Ho il piacere di conoscere personalmente Antonio per questioni lavorative. Lui è un ingegnere, molto simpatico e alla mano. Niente superbia per il ruolo che ricopre ma un'umiltà ed una gentilezza difficilmente riscontrabile neanche tra noi, poveri, miseri, rozzi operai.
Ieri, come spesso capita, è venuto in officina e mi ha chiesto di ascoltare l'intervista rilasciata. Avevo pensato tante volte di scrivere qualcosa su quell'avvenimento che rimarrà impresso in maniera indelebile e che ho vissuto quando ero poco più che ventenne.
A volte non si riescono a trovare le parole per spiegare degli avvenimenti così grandi e per elogiare una popolazione. Allora ho voluto che fosse un protagonista a farlo e di questo lo ringrazio.

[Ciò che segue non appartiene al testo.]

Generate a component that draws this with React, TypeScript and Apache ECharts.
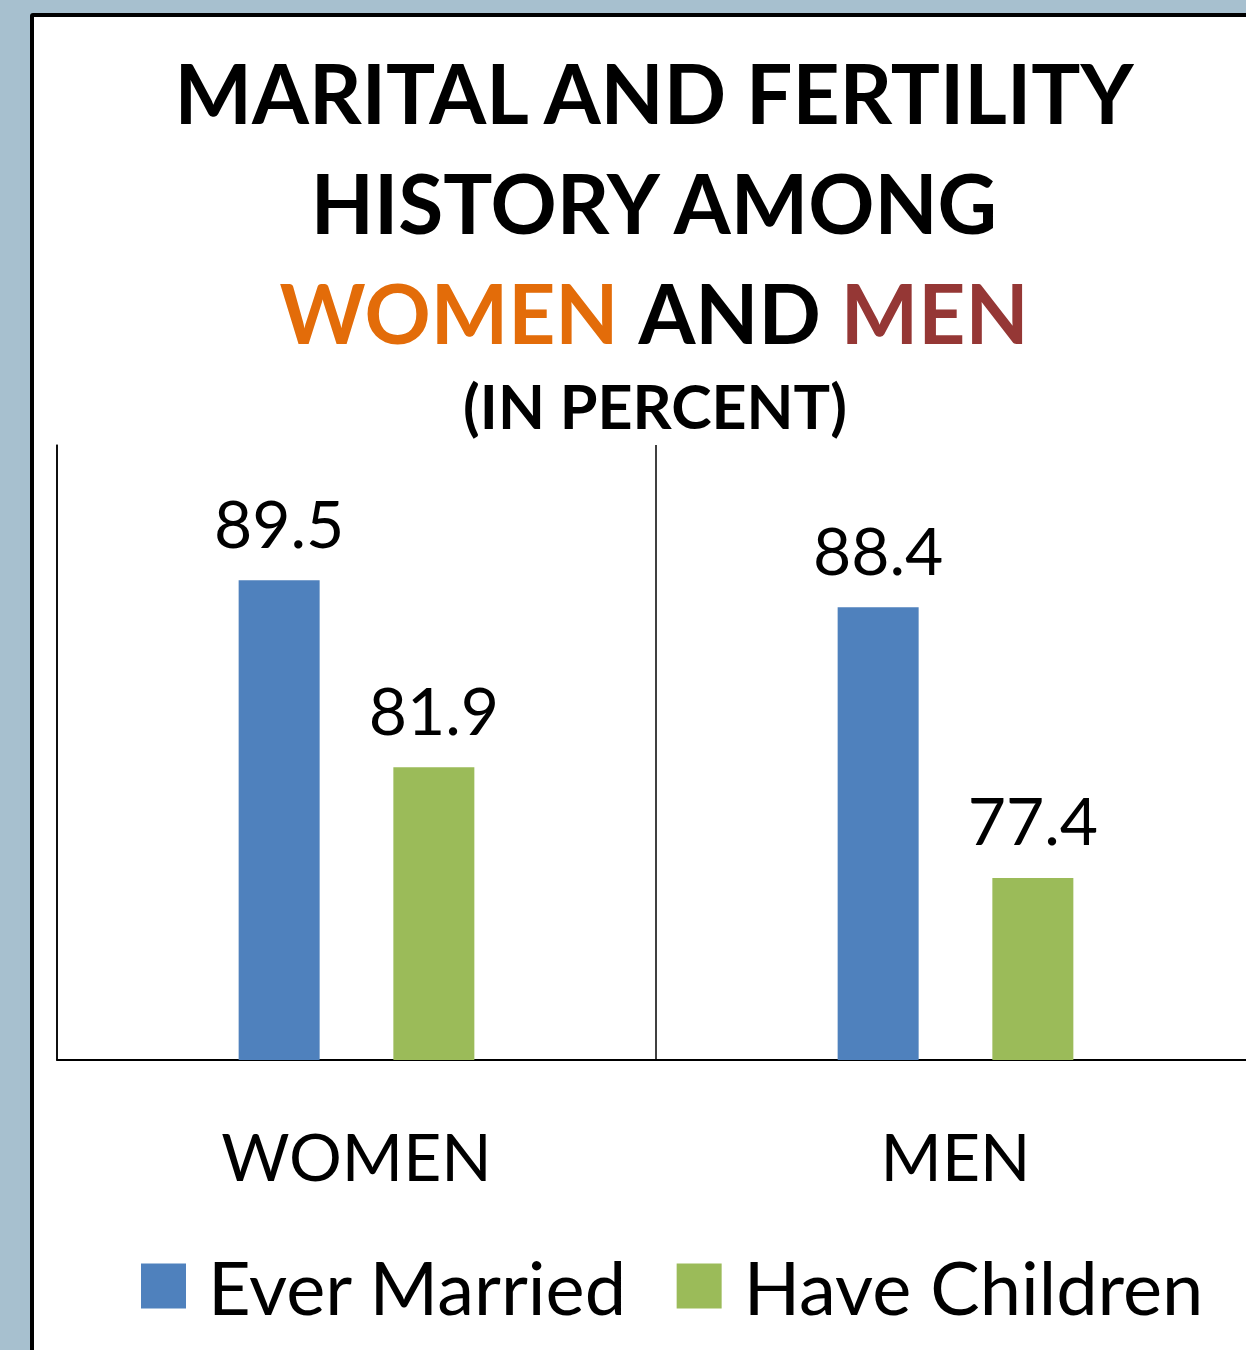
import React, { useEffect, useRef } from "react";
import * as echarts from "echarts";

const categories = ["WOMEN", "MEN"];
const everMarried = [89.5, 88.4];
const haveChildren = [81.9, 77.4];
const seriesNames = ["Ever Married", "Have Children"];
const titleLines = ["MARITAL AND FERTILITY", "HISTORY AMONG"];

const FONT = "Lato, 'Open Sans', sans-serif";
const CHART_W = 1320;

export default function App() {
  const ref = useRef<HTMLDivElement>(null);
  useEffect(() => {
    document.body.style.margin = "0";
    const chart = echarts.init(ref.current!, null, { renderer: "svg" });
    chart.setOption({
      animation: false,
      backgroundColor: "transparent",
      textStyle: { fontFamily: FONT },
      graphic: [
        {
          type: "text",
          x: 654,
          y: 92,
          style: { text: titleLines[0], font: `bold 82px ${FONT}`, fill: "#000", align: "center", verticalAlign: "middle" },
        },
        {
          type: "text",
          x: 654,
          y: 202,
          style: { text: titleLines[1], font: `bold 82px ${FONT}`, fill: "#000", align: "center", verticalAlign: "middle" },
        },
        {
          type: "text",
          x: 654,
          y: 312,
          style: {
            text: "{w|WOMEN} {a|AND} {m|MEN}",
            align: "center",
            verticalAlign: "middle",
            rich: {
              w: { fontFamily: FONT, fontWeight: "bold", fontSize: 82, fill: "#e36c09", color: "#e36c09" },
              a: { fontFamily: FONT, fontWeight: "bold", fontSize: 82, fill: "#000", color: "#000" },
              m: { fontFamily: FONT, fontWeight: "bold", fontSize: 82, fill: "#953735", color: "#953735" },
            },
            font: `bold 82px ${FONT}`,
          },
        },
        {
          type: "text",
          x: 655,
          y: 405,
          style: { text: "(IN PERCENT)", font: `bold 61px ${FONT}`, fill: "#000", align: "center", verticalAlign: "middle" },
        },
      ],
      grid: { left: 57, top: 445, right: CHART_W - 1255, height: 615, containLabel: false },
      xAxis: {
        type: "category",
        data: categories,
        boundaryGap: true,
        axisLine: { show: true, lineStyle: { color: "#000", width: 2 } },
        axisTick: { show: false },
        splitLine: { show: true, lineStyle: { color: "#000", width: 1.5 } },
        axisLabel: { fontSize: 66, color: "#000", margin: 62, fontFamily: FONT },
      },
      yAxis: {
        type: "value",
        min: 70,
        max: 95,
        axisLine: { show: true, lineStyle: { color: "#000", width: 1.5 } },
        axisTick: { show: false },
        axisLabel: { show: false },
        splitLine: { show: false },
      },
      legend: {
        data: seriesNames,
        left: 141,
        top: 1249,
        padding: 0,
        itemWidth: 45,
        itemHeight: 45,
        itemGap: 49,
        icon: "rect",
        textStyle: { fontSize: 74, color: "#000", fontFamily: FONT, padding: [0, 0, 0, 17] },
      },
      series: [
        {
          name: seriesNames[0],
          type: "bar",
          data: everMarried,
          barWidth: 81,
          barGap: "91%",
          itemStyle: { color: "#4f81bd" },
          label: { show: true, position: "top", fontSize: 66, color: "#000", distance: 25, fontFamily: FONT },
        },
        {
          name: seriesNames[1],
          type: "bar",
          data: haveChildren,
          barWidth: 81,
          barGap: "91%",
          itemStyle: { color: "#9bbb59" },
          label: { show: true, position: "top", fontSize: 66, color: "#000", distance: 25, fontFamily: FONT },
        },
      ],
    });
    return () => chart.dispose();
  }, []);

  return (
    <div style={{ position: "absolute", left: 0, top: 0, width: 1246, height: 1350, background: "#a7c0cf", overflow: "hidden" }}>
      <div
        style={{
          position: "absolute",
          left: 30,
          top: 13,
          width: 1300,
          height: 1400,
          border: "4px solid #000",
          borderRadius: 3,
          background: "#fff",
        }}
      />
      <div ref={ref} style={{ position: "absolute", left: 0, top: 0, width: CHART_W, height: 1350 }} />
    </div>
  );
}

Vedere la commozione nei suoi occhi nel ricordare quegli istanti così drammatici ma allo stesso tempo festanti e liberatori mi ha reso, ancora una volta fiero ed orgoglioso di appartenere ad un popolo, sicuramente bistrattato e non esente da colpe, ma sicuramente ospitale e generoso.

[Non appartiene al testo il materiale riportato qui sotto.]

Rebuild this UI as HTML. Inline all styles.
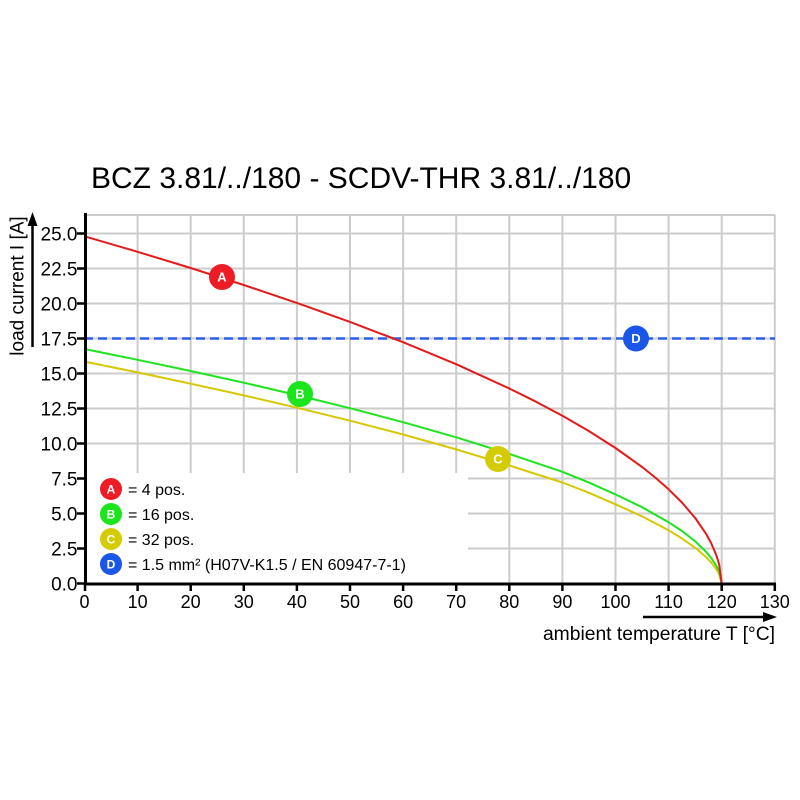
<!DOCTYPE html>
<html><head><meta charset="utf-8"><style>
html,body{margin:0;padding:0;background:#fff;}
svg{display:block;font-family:"Liberation Sans",Arial,sans-serif;}
</style></head><body>
<svg width="800" height="800" viewBox="0 0 800 800" xmlns="http://www.w3.org/2000/svg">
<rect width="800" height="800" fill="#fff"/>
<text x="91" y="188" font-size="30" fill="#000">BCZ 3.81/../180 - SCDV-THR 3.81/../180</text>
<g stroke="#cccccc" stroke-width="2" fill="none">
<line x1="84" y1="215" x2="775" y2="215"/>
<line x1="84" y1="233.5" x2="775" y2="233.5"/>
<line x1="84" y1="268.5" x2="775" y2="268.5"/>
<line x1="84" y1="303.5" x2="775" y2="303.5"/>
<line x1="84" y1="338.5" x2="775" y2="338.5"/>
<line x1="84" y1="373.5" x2="775" y2="373.5"/>
<line x1="84" y1="408.5" x2="775" y2="408.5"/>
<line x1="84" y1="443.5" x2="775" y2="443.5"/>
<line x1="468" y1="478.5" x2="775" y2="478.5"/>
<line x1="468" y1="513.5" x2="775" y2="513.5"/>
<line x1="468" y1="548.5" x2="775" y2="548.5"/>
<line x1="137.6" y1="215" x2="137.6" y2="473"/>
<line x1="190.7" y1="215" x2="190.7" y2="473"/>
<line x1="243.8" y1="215" x2="243.8" y2="473"/>
<line x1="296.9" y1="215" x2="296.9" y2="473"/>
<line x1="350" y1="215" x2="350" y2="473"/>
<line x1="403.1" y1="215" x2="403.1" y2="473"/>
<line x1="456.2" y1="215" x2="456.2" y2="473"/>
<line x1="509.3" y1="215" x2="509.3" y2="584"/>
<line x1="562.4" y1="215" x2="562.4" y2="584"/>
<line x1="615.5" y1="215" x2="615.5" y2="584"/>
<line x1="668.6" y1="215" x2="668.6" y2="584"/>
<line x1="721.7" y1="215" x2="721.7" y2="584"/>
<line x1="774.8" y1="215" x2="774.8" y2="584"/>
</g>
<line x1="84" y1="338.5" x2="775" y2="338.5" stroke="#2a5ee8" stroke-width="2.5" stroke-dasharray="9,5"/>
<polyline fill="none" stroke="#d6c800" stroke-width="2" stroke-linejoin="round" points="84.5,361.6 137.6,372.4 190.7,383.7 243.8,395.4 296.9,407.7 350,420.7 403.1,434.5 456.2,449.4 509.3,465.5 562.4,482.5 589,492.8 615.5,504.3 642.1,516.4 668.6,530.3 681.9,538.4 695.2,547.8 705.8,556.9 711.1,562.4 716.4,569.3 719.1,574.0 721.7,583.5"/>
<polyline fill="none" stroke="#1ee41e" stroke-width="2" stroke-linejoin="round" points="84.5,349.0 137.6,359.8 190.7,371.0 243.8,382.7 296.9,395.1 350,408.2 403.1,422.2 456.2,437.3 509.3,453.9 562.4,471.8 589,482.6 615.5,494.4 642.1,507.2 668.6,522.2 681.9,531.0 695.2,541.3 705.8,551.5 711.1,557.8 716.4,565.8 719.1,571.3 721.7,583.5"/>
<polyline fill="none" stroke="#e41a1a" stroke-width="2" stroke-linejoin="round" points="84.5,236.3 137.6,251.8 190.7,268.0 243.8,285.0 296.9,302.9 350,321.9 403.1,342.2 456.2,364.2 509.3,388.5 536,401.7 562.4,415.8 589,431.1 615.5,448.0 642.1,467.0 655.4,477.6 668.6,489.3 681.9,502.5 695.2,518.0 705.8,533.4 711.1,543.0 716.4,555.4 719.1,564.0 721.7,583.5"/>
<g font-weight="bold" font-size="13" fill="#fff" text-anchor="middle">
<circle cx="222" cy="277" r="13" fill="#ee1c25"/><text x="222" y="281.5">A</text>
<circle cx="300" cy="394" r="13" fill="#1be51b"/><text x="300" y="398.5">B</text>
<circle cx="498" cy="459" r="13" fill="#d4cc00"/><text x="498" y="463.5">C</text>
<circle cx="636" cy="338.5" r="13" fill="#1a56e8"/><text x="636" y="343">D</text>
</g>
<g font-weight="bold" font-size="12" fill="#fff" text-anchor="middle">
<circle cx="111" cy="489" r="11" fill="#ee1c25"/><text x="111" y="493.3">A</text>
<circle cx="111" cy="514" r="11" fill="#1be51b"/><text x="111" y="518.3">B</text>
<circle cx="111" cy="539" r="11" fill="#d4cc00"/><text x="111" y="543.3">C</text>
<circle cx="111" cy="564" r="11" fill="#1a56e8"/><text x="111" y="568.3">D</text>
</g>
<g font-size="16" fill="#000">
<text x="128" y="495">= 4 pos.</text>
<text x="128" y="520">= 16 pos.</text>
<text x="128" y="545">= 32 pos.</text>
<text x="128" y="570">= 1.5 mm² (H07V-K1.5 / EN 60947-7-1)</text>
</g>
<g stroke="#000" stroke-width="3" fill="none">
<line x1="85.5" y1="213" x2="85.5" y2="585.5"/>
<line x1="84" y1="584" x2="776" y2="584"/>
</g>
<g stroke="#000" stroke-width="2.5">
<line x1="77" y1="233.5" x2="85" y2="233.5"/>
<line x1="77" y1="268.5" x2="85" y2="268.5"/>
<line x1="77" y1="303.5" x2="85" y2="303.5"/>
<line x1="77" y1="338.5" x2="85" y2="338.5"/>
<line x1="77" y1="373.5" x2="85" y2="373.5"/>
<line x1="77" y1="408.5" x2="85" y2="408.5"/>
<line x1="77" y1="443.5" x2="85" y2="443.5"/>
<line x1="77" y1="478.5" x2="85" y2="478.5"/>
<line x1="77" y1="513.5" x2="85" y2="513.5"/>
<line x1="77" y1="548.5" x2="85" y2="548.5"/>
<line x1="77" y1="583.5" x2="85" y2="583.5"/>
<line x1="85" y1="584" x2="85" y2="591"/>
<line x1="137.6" y1="584" x2="137.6" y2="591"/>
<line x1="190.7" y1="584" x2="190.7" y2="591"/>
<line x1="243.8" y1="584" x2="243.8" y2="591"/>
<line x1="296.9" y1="584" x2="296.9" y2="591"/>
<line x1="350" y1="584" x2="350" y2="591"/>
<line x1="403.1" y1="584" x2="403.1" y2="591"/>
<line x1="456.2" y1="584" x2="456.2" y2="591"/>
<line x1="509.3" y1="584" x2="509.3" y2="591"/>
<line x1="562.4" y1="584" x2="562.4" y2="591"/>
<line x1="615.5" y1="584" x2="615.5" y2="591"/>
<line x1="668.6" y1="584" x2="668.6" y2="591"/>
<line x1="721.7" y1="584" x2="721.7" y2="591"/>
<line x1="774.8" y1="584" x2="774.8" y2="591"/>
</g>
<g font-size="19" fill="#000" text-anchor="end">
<text x="77.5" y="240.5">25.0</text>
<text x="77.5" y="275.5">22.5</text>
<text x="77.5" y="310.5">20.0</text>
<text x="77.5" y="345.5">17.5</text>
<text x="77.5" y="380.5">15.0</text>
<text x="77.5" y="415.5">12.5</text>
<text x="77.5" y="450.5">10.0</text>
<text x="77.5" y="485.5">7.5</text>
<text x="77.5" y="520.5">5.0</text>
<text x="77.5" y="555.5">2.5</text>
<text x="77.5" y="590.5">0.0</text>
</g>
<g font-size="18" fill="#000" text-anchor="middle">
<text x="84.5" y="608">0</text>
<text x="137.6" y="608">10</text>
<text x="190.7" y="608">20</text>
<text x="243.8" y="608">30</text>
<text x="296.9" y="608">40</text>
<text x="350" y="608">50</text>
<text x="403.1" y="608">60</text>
<text x="456.2" y="608">70</text>
<text x="509.3" y="608">80</text>
<text x="562.4" y="608">90</text>
<text x="615.5" y="608">100</text>
<text x="668.6" y="608">110</text>
<text x="721.7" y="608">120</text>
<text x="774.8" y="608">130</text>
</g>
<line x1="32.5" y1="347" x2="32.5" y2="222" stroke="#000" stroke-width="2.5"/>
<polygon points="32.5,212 27.5,226 37.5,226" fill="#000"/>
<text transform="translate(23.5,286) rotate(-90)" font-size="19" text-anchor="middle" fill="#000">load current I [A]</text>
<line x1="643" y1="617" x2="766" y2="617" stroke="#000" stroke-width="2.5"/>
<polygon points="777,617 763,612 763,622" fill="#000"/>
<text x="775" y="640" font-size="19.3" text-anchor="end" fill="#000">ambient temperature T [°C]</text>
</svg>
</body></html>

Non mi piacciono le etichette, le detesto.
L'uomo non è un pacco di cracker o una bottiglia di gassosa. Le etichette vengono "appioppate" troppo facilmente. Così se qualcuno si preoccupa dell'inquinamento che alcune grosse imprese fanno a spese del tuo territorio, diventi immediatamente "ambientalista", sostantivo usato per lo più in maniera negativa.
Quante volte ci è capitato di sentire il termine "albanese" rivolto a denigrare qualcuno e non certo per fargli un complimento?
L'Uomo è uomo, stai lu buenu e sta' lu fiaccu..
P.S. Andando via ieri Antonio ha notato delle mensole che dovevamo buttare ed immediatamente ha detto: " Se non vi servono, le porto via io... d'altronde vengo di Alba'nia!" L'ha detto e rideva ed io insieme a lui!